The answer is simple. I had a need. I had a handful of clients, wishing to become known, wishing to engage potential customers, and wishing to make sales.

Wishing didn't bring results. But marketing companies couldn't promise any either.

I met many marketing companies, and each had a different spin. Some focused on regular posting on social media. Some focused on breath-taking graphic design. Others focus on the power of videography. Some focused on getting the message just right, without necessarily a clear view on how it was to be used. Others focused on following proven tried and tested strategies for past success. Few had any knowledge of creating markets for new products and services. Few knew how to monetise without significant investment well enough to get enough of a rapid return, in order to fund the mid and long term marketing activities. Few knew how to be creative in learning from now outdated past successes, while looking for how these could be adapted, and improved to successfully work in the present.

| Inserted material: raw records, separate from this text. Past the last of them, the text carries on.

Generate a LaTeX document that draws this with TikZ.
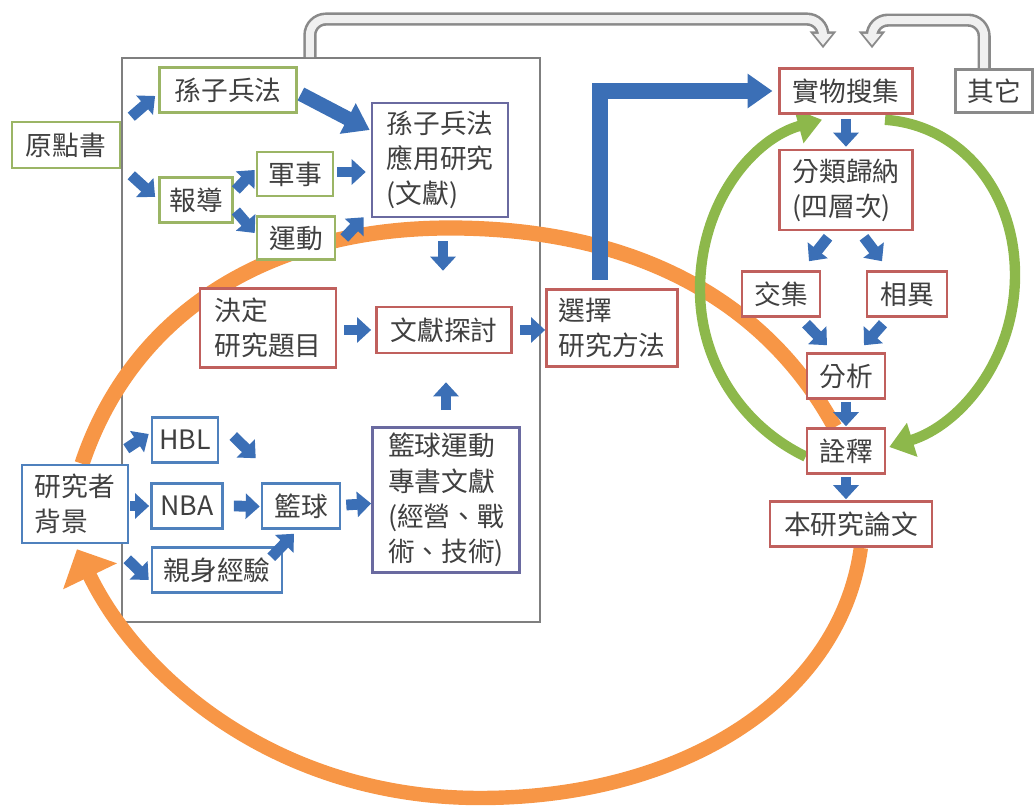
\documentclass[tikz,border=0pt]{standalone}
\usepackage{fontspec}
\setmainfont{Noto Sans CJK TC}
\usetikzlibrary{arrows.meta}
\pgfdeclarelayer{bg}
\pgfsetlayers{bg,main}
\definecolor{txt}{HTML}{404040}
\definecolor{bgreen}{HTML}{9BB565}
\definecolor{bred}{HTML}{C0605D}
\definecolor{bblue}{HTML}{4F81BD}
\definecolor{bpurp}{HTML}{6A6AA0}
\definecolor{bgray}{HTML}{8A8A8A}
\definecolor{arrblue}{HTML}{3B6FB6}
\definecolor{orng}{HTML}{F79646}
\definecolor{grn}{HTML}{8DB84B}
\definecolor{frm}{HTML}{7F7F7F}
\begin{document}
\begin{tikzpicture}[x=0.025cm,y=-0.025cm,
  box/.style={draw, line width=1.8pt, fill=white, text=txt, inner sep=0pt,
    font=\fontsize{19}{25}\selectfont, align=left},
  boxg/.style={box, draw=bgreen},
  boxr/.style={box, draw=bred},
  boxb/.style={box, draw=bblue},
  boxp/.style={box, draw=bpurp},
  boxk/.style={box, draw=bgray},
  barrow/.style={draw=arrblue, line width=0.27cm, -{Triangle[width=0.62cm,length=0.35cm]}},
  bigarrow/.style={draw=arrblue, line width=0.36cm, -{Triangle[width=0.82cm,length=0.62cm]}},
  orangeline/.style={draw=orng, line width=0.38cm},
  greenline/.style={draw=grn, line width=0.26cm, -{Triangle[width=0.85cm,length=0.6cm]}},
  grayouter/.style={draw=bgray, line width=0.33cm, rounded corners=0.4cm, -{Triangle[width=0.64cm,length=0.42cm]}},
  grayinner/.style={draw=gray!12, line width=0.2cm, rounded corners=0.4cm, shorten >=0.08cm, -{Triangle[width=0.44cm,length=0.28cm]}}
]
\useasboundingbox (0,0) rectangle (1034,806);

% left column nodes
\node[boxg, minimum width=2.7cm, minimum height=1.15cm] (yuan) at (66,145) {原點書};
\node[boxg, minimum width=3.43cm, minimum height=1.125cm] (sunzi) at (228,90) {孫子兵法};
\node[boxg, minimum width=1.83cm, minimum height=1.125cm] (baodao) at (196,200) {報導};
\node[boxg, minimum width=1.9cm, minimum height=1.1cm] (junshi) at (295,174) {軍事};
\node[boxg, minimum width=1.95cm, minimum height=1.08cm] (yundong) at (296,238) {運動};
\node[boxp, minimum width=3.4cm, minimum height=2.85cm] (yingyong) at (440,160) {孫子兵法\\應用研究\\(文獻)};
\node[boxr, minimum width=3.4cm, minimum height=1.98cm] (jueding) at (268,328) {決定\\研究題目};
\node[boxr, minimum width=3.38cm, minimum height=1.15cm] (wenxian) at (444,330) {文獻探討};
\node[boxr, minimum width=3.28cm, minimum height=1.93cm] (xuanze) at (612,328) {選擇\\研究方法};
\node[boxp, minimum width=3.68cm, minimum height=3.63cm] (zhuanshu) at (446,500) {籃球運動\\專書文獻\\(經營、戰\\術、技術)};
\node[boxb, minimum width=1.65cm, minimum height=1.125cm] (hbl) at (185,440) {HBL};
\node[boxb, minimum width=1.78cm, minimum height=1.125cm] (nba) at (187,506) {NBA};
\node[boxb, minimum width=1.95cm, minimum height=1.125cm] (lanqiu) at (301,506) {籃球};
\node[boxb, minimum width=3.25cm, minimum height=1.125cm] (qinshen) at (217,570) {親身經驗};
\node[boxb, minimum width=2.65cm, minimum height=1.95cm] (yanjiuzhe) at (75,504) {研究者\\背景};
% right column nodes
\node[boxr, minimum width=3.33cm, minimum height=1.125cm] (shiwu) at (846,91) {實物搜集};
\node[boxk, minimum width=1.93cm, minimum height=1.08cm] (qita) at (994,91) {其它};
\node[boxr, minimum width=3.33cm, minimum height=2.0cm] (fenlei) at (846,190) {分類歸納\\(四層次)};
\node[boxr, minimum width=1.95cm, minimum height=1.125cm] (jiaoji) at (781,294) {交集};
\node[boxr, minimum width=2.0cm, minimum height=1.125cm] (xiangyi) at (907,294) {相異};
\node[boxr, minimum width=1.95cm, minimum height=1.125cm] (fenxi) at (846,376) {分析};
\node[boxr, minimum width=1.95cm, minimum height=1.125cm] (quanshi) at (846,451) {詮釋};
\node[boxr, minimum width=4.05cm, minimum height=1.125cm] (benyanjiu) at (851,524) {本研究論文};

\begin{pgfonlayer}{bg}
\node[draw=frm, line width=1.2pt, minimum width=10.45cm, minimum height=14.1cm, inner sep=0pt] (frame) at (331,340) {};
% orange arcs
\draw[orangeline] ([xshift=-8]quanshi.north) .. controls (760,290) and (620,228) .. (450,228)
  .. controls (260,228) and (130,320) .. ([xshift=5]yanjiuzhe.north);
\draw[orangeline, line width=0.36cm, -{Triangle[width=1.45cm,length=0.75cm]}]
  ([xshift=7]benyanjiu.south) .. controls (840,700) and (680,798) .. (480,798)
  .. controls (280,798) and (140,680) .. ([shift={(2,5)}]yanjiuzhe.south);
% green arcs
\draw[greenline] ([yshift=-4]quanshi.west) .. controls (740,425) and (700,360) .. (700,290)
  .. controls (700,200) and (755,138) .. ([shift={(-24,5)}]shiwu.south);
\draw[greenline] ([shift={(39,5)}]shiwu.south) .. controls (960,125) and (1015,190) .. (1015,275)
  .. controls (1015,360) and (960,425) .. ([shift={(3,-4)}]quanshi.east);
\end{pgfonlayer}

% gray arrows
\draw[grayouter] ([xshift=-15]frame.north) -- ++(0,-38) -| ([shift={(-23,-19)}]shiwu.north);
\draw[grayinner] ([xshift=-15]frame.north) -- ++(0,-38) -| ([shift={(-23,-19)}]shiwu.north);
\draw[grayouter] ([xshift=-7]qita.north) -- ++(0,-48) -| ([shift={(26,-19)}]shiwu.north);
\draw[grayinner] ([xshift=-7]qita.north) -- ++(0,-48) -| ([shift={(26,-19)}]shiwu.north);

% big blue arrows
\draw[bigarrow] ([shift={(3,4)}]sunzi.east) -- ([shift={(-1,-30)}]yingyong.west);
\draw[bigarrow, line width=0.38cm] ([shift={(-12,-8)}]xuanze.north) |- ([xshift=-4]shiwu.west);

% small blue arrows
\draw[barrow] ([shift={(10,-4)}]yuan.north east) -- ([shift={(-3,6)}]sunzi.west);
\draw[barrow] ([shift={(10,6)}]yuan.south east) -- ([shift={(-3,-3)}]baodao.west);
\draw[barrow] ([shift={(2,-10)}]baodao.east) -- ([shift={(-1,-4)}]junshi.west);
\draw[barrow] ([shift={(2,11)}]baodao.east) -- ([shift={(-1,-5)}]yundong.west);
\draw[barrow] ([shift={(3,-2)}]junshi.east) -- ([shift={(-5,12)}]yingyong.west);
\draw[barrow] ([shift={(8,0)}]yundong.east) -- ([shift={(-7,-1)}]yingyong.south west);
\draw[barrow] ([shift={(3,23)}]yingyong.south) -- ([shift={(-1,-35)}]wenxian.north);
\draw[barrow] ([shift={(7,2)}]jueding.east) -- ([shift={(-4,0)}]wenxian.west);
\draw[barrow] ([shift={(7,0)}]wenxian.east) -- ([shift={(0,2)}]xuanze.west);
\draw[barrow] ([shift={(0,-16)}]zhuanshu.north) -- ([shift={(2,28)}]wenxian.south);
\draw[barrow] ([shift={(-3,-15)}]yanjiuzhe.north east) -- ([shift={(-2,-6)}]hbl.west);
\draw[barrow] ([shift={(1,2)}]yanjiuzhe.east) -- ([shift={(-1,0)}]nba.west);
\draw[barrow] ([shift={(-2,15)}]yanjiuzhe.south east) -- ([shift={(-2,10)}]qinshen.west);
\draw[barrow] ([shift={(14,-4)}]hbl.east) -- ([shift={(-5,-24)}]lanqiu.north west);
\draw[barrow] ([shift={(10,0)}]nba.east) -- ([shift={(-1,0.5)}]lanqiu.west);
\draw[barrow] ([shift={(-12,11)}]qinshen.north east) -- ([shift={(-7,4)}]lanqiu.south);
\draw[barrow] ([shift={(5,-1)}]lanqiu.east) -- ([shift={(0,3.5)}]zhuanshu.west);
\draw[barrow] ([shift={(0,4)}]shiwu.south) -- ([shift={(0,-2)}]fenlei.north);
\draw[barrow] ([shift={(-18,6)}]fenlei.south) -- ([shift={(28,-9)}]jiaoji.north);
\draw[barrow] ([shift={(18,6)}]fenlei.south) -- ([shift={(-25,-9)}]xiangyi.north);
\draw[barrow] ([shift={(25,6)}]jiaoji.south) -- ([shift={(-19,-7)}]fenxi.north);
\draw[barrow] ([shift={(-24,6)}]xiangyi.south) -- ([shift={(18,-7)}]fenxi.north);
\draw[barrow] ([shift={(0,2)}]fenxi.south) -- ([shift={(0,-1)}]quanshi.north);
\draw[barrow] ([shift={(0,2)}]quanshi.south) -- ([shift={(-5,-1)}]benyanjiu.north);
\end{tikzpicture}
\end{document}
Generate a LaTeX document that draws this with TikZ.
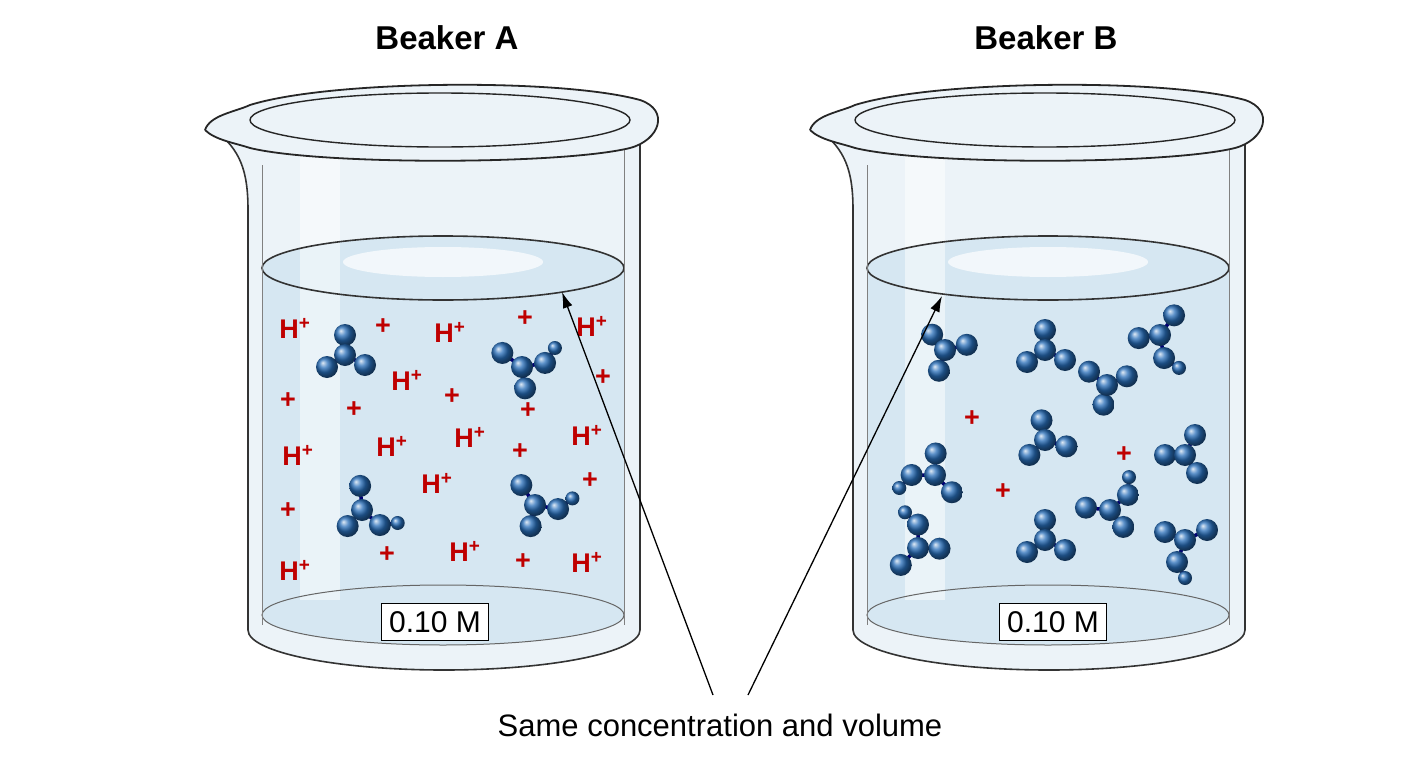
\documentclass[tikz,border=0pt]{standalone}
\usepackage{fontspec}
\setmainfont{Liberation Sans}
\usetikzlibrary{arrows.meta}
\definecolor{glassc}{RGB}{236,243,248}
\definecolor{liq}{RGB}{214,231,242}
\definecolor{mblue}{RGB}{40,110,185}
\begin{document}
\begin{tikzpicture}[x=1pt,y=-1pt,
  glass/.style={draw=black!80,line width=1.6pt},
  hp/.style={text=red!75!black,font=\bfseries\fontsize{27}{27}\selectfont},
  ball/.style={ball color=mblue,circle,inner sep=0pt,minimum size=#1},
  bond/.style={line width=3.5pt,draw=blue!45!black},
  lbl/.style={draw=black,fill=white,line width=1.2pt,font=\fontsize{30}{30}\selectfont,inner sep=8pt},
  pics/mol/.style={code={
    \draw[bond] (0,0)--(0,-20) (0,0)--(-18,12) (0,0)--(20,10);
    \node[ball=22pt] at (0,-20){};\node[ball=22pt] at (-18,12){};
    \node[ball=22pt] at (20,10){};\node[ball=22pt] at (0,0){};}},
  pics/molb/.style={code={
    \draw[bond] (0,0)--(-10,-22) (0,0)--(22,8) (22,8)--(38,0) (0,0)--(-8,20);
    \node[ball=22pt] at (-10,-22){};\node[ball=22pt] at (-8,20){};
    \node[ball=22pt] at (22,8){};\node[ball=14pt] at (38,0){};\node[ball=22pt] at (0,0){};}}
]
\useasboundingbox (0,0) rectangle (1408,768);
\fill[white] (0,0) rectangle (1408,768);
\foreach \cx/\nm/\lx in {0/A/435,605/B/1053}{
 \begin{scope}[xshift=\cx]
  \fill[glassc] (215,130) .. controls (240,150) and (248,170) .. (248,210) -- (248,630) arc[start angle=180,end angle=0,x radius=196,y radius=40] -- (640,140) -- cycle;
  \fill[liq] (262,268) -- (262,615) arc[start angle=180,end angle=0,x radius=181,y radius=30] -- (624,268) arc[start angle=0,end angle=-180,x radius=181,y radius=32];
  \fill[white,opacity=.5] (300,150) rectangle (340,600);
  \fill[white,opacity=.7] (443,262) ellipse[x radius=100,y radius=15];
  \draw[glass] (443,268) ellipse[x radius=181,y radius=32];
  \draw[black!60,line width=1pt] (443,615) ellipse[x radius=181,y radius=30];
  \draw[glass] (215,130) .. controls (240,150) and (248,170) .. (248,210) -- (248,630) arc[start angle=180,end angle=0,x radius=196,y radius=40] -- (640,140);
  \draw[black!50,line width=1pt] (262,165)--(262,625) (624,150)--(624,625);
  \fill[glassc,draw=black!85,line width=1.8pt] (205,130) .. controls (210,115) and (235,112) .. (250,105) .. controls (330,80) and (560,78) .. (640,100) .. controls (670,110) and (660,140) .. (630,148) .. controls (560,165) and (320,165) .. (250,148) .. controls (235,143) and (215,140) .. (205,130);
  \draw[black!85,line width=1.4pt] (440,120) ellipse[x radius=190,y radius=27];
  \node[lbl] (box\nm) at (\lx-\cx,622) {0.10 M};
  \node[font=\bfseries\fontsize{33}{33}\selectfont] (title\nm) at (447-\cx*0.01,38) {Beaker \nm};
 \end{scope}}
\foreach \p [count=\i] in {(295,328),(450,332),(592,326),(407,380),(298,455),(392,446),(470,437),(587,435),(437,483),(295,570),(465,551),(587,562)}
  \node[hp] (ha\i) at \p {H\textsuperscript{+}};
\foreach \p [count=\i] in {(383,327),(525,319),(603,378),(288,401),(354,410),(452,397),(528,411),(520,452),(590,481),(288,511),(387,555),(523,562)}
  \node[hp] (pa\i) at \p {+};
\pic at (345,355) {mol};
\pic[rotate=30] at (522,367) {molb};
\pic[rotate=-20] at (362,510) {molb};
\pic[rotate=10] at (535,505) {molb};
\foreach \p [count=\i] in {(972,419),(1124,455),(1003,492)}
  \node[hp] (pb\i) at \p {+};
\pic[rotate=40] at (945,350) {mol};
\pic at (1045,350) {mol};
\pic[rotate=-60] at (1160,335) {molb};
\pic[rotate=170] at (1107,385) {mol};
\pic[rotate=10] at (1045,440) {mol};
\pic[rotate=90] at (1185,455) {mol};
\pic[rotate=200] at (935,475) {molb};
\pic[rotate=60] at (1110,510) {molb};
\pic[rotate=0] at (1045,540) {mol};
\pic[rotate=110] at (918,548) {molb};
\pic[rotate=-90] at (1185,540) {molb};
\node[font=\fontsize{31}{31}\selectfont] (cap) at (720,725) {Same concentration and volume};
\coordinate (s1) at (713,695); \coordinate (s2) at (748,695);
\coordinate (t1) at (562,292); \coordinate (t2) at (942,296);
\draw[-{Latex[length=16pt,width=10pt]},line width=1.3pt] (s1)--(t1);
\draw[-{Latex[length=16pt,width=10pt]},line width=1.3pt] (s2)--(t2);
\end{tikzpicture}
\end{document}
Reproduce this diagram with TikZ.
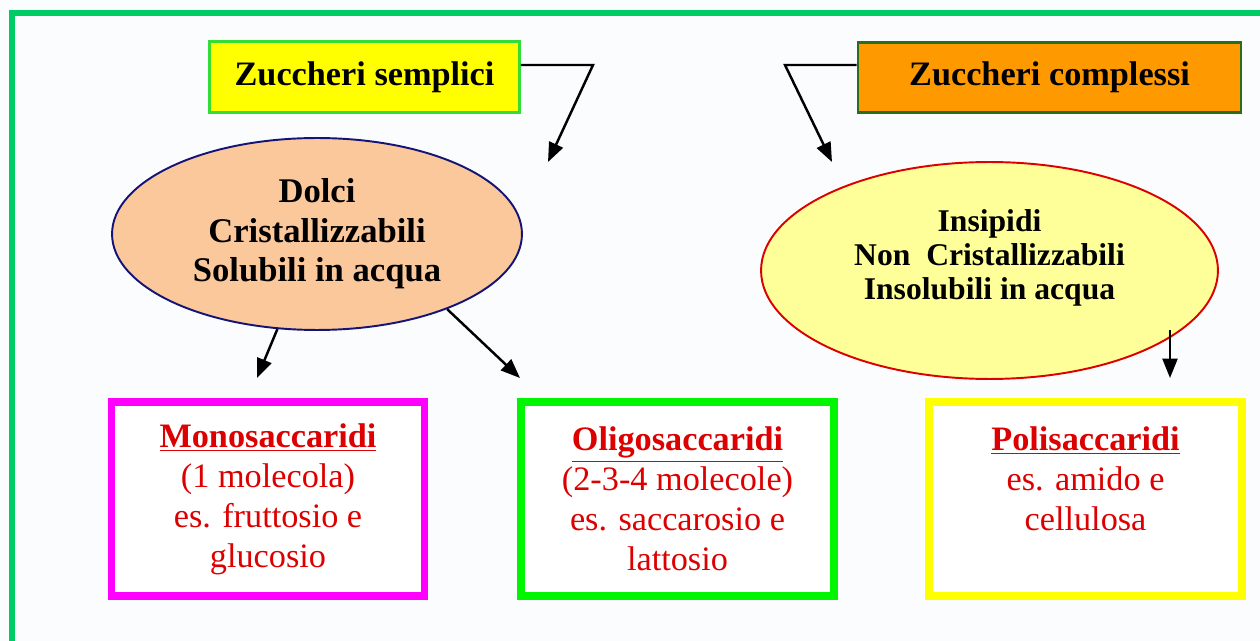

With sufficient time and money, acting together, they could have been a great power-house, but individually, they were each like a bow with a single thin string trying to claim they could shoot a multitude of targets all at once, providing little confidence of their holistic ability to carry out a fully rounded by non-overhead intensive approach. Although many were capable of generating revenue from the local (often desperate) small businesses in need, it was clear that finding a marketing company that could 'do it all', without costing a small fortune was perhaps impossible.

I knew a lot about current technologies and trends, about graphic design, and with over 25 years of both succeeding and failing with numerous businesses, I also knew how hard it was to be seen, and to find a marketing company that really could make the difference, where their results and my successes were inter-twined. I also knew how to call upon the experts, and wasn't afraid to research and learn all that I could.

And so Risk-Reward Marketing was started.


The cornerstone to our business is our marketing formula. With a clear formula, and a pick-n-mix approach to each of the ingredients within it, the division of work can be split according to who is best placed to carry it out, by combining the skills and availability of the various stakeholders, not limited to the client, ourselves, a client elected marketing company, and our trusted experts to fill in any gaps.


All ingredients in the formula have clear acceptance criteria, making sure that they meet specific measurable objectives, expectations, and quality checkpoints. The key word being measurable. With work being delivered quickly and efficiently to a high standard, progress against the formula is both clear, and tangible.


Ethically leveraging our various partnerships and business relationships with others, we can also add additional value in providing extra routes to market at no extra cost.

By getting to know your business more, gaining confidence and trust in your products, quality, metrics, and more, a risk-reward strategy could then be investigated if desired, assessing whether some of the formula elements provided by us, could be exchange for agreed future rewards. Risk-reward is not for everyone, and does rely upon mutual trust. This decision has to mutually benefit all parties, carefully considering both risk and reward.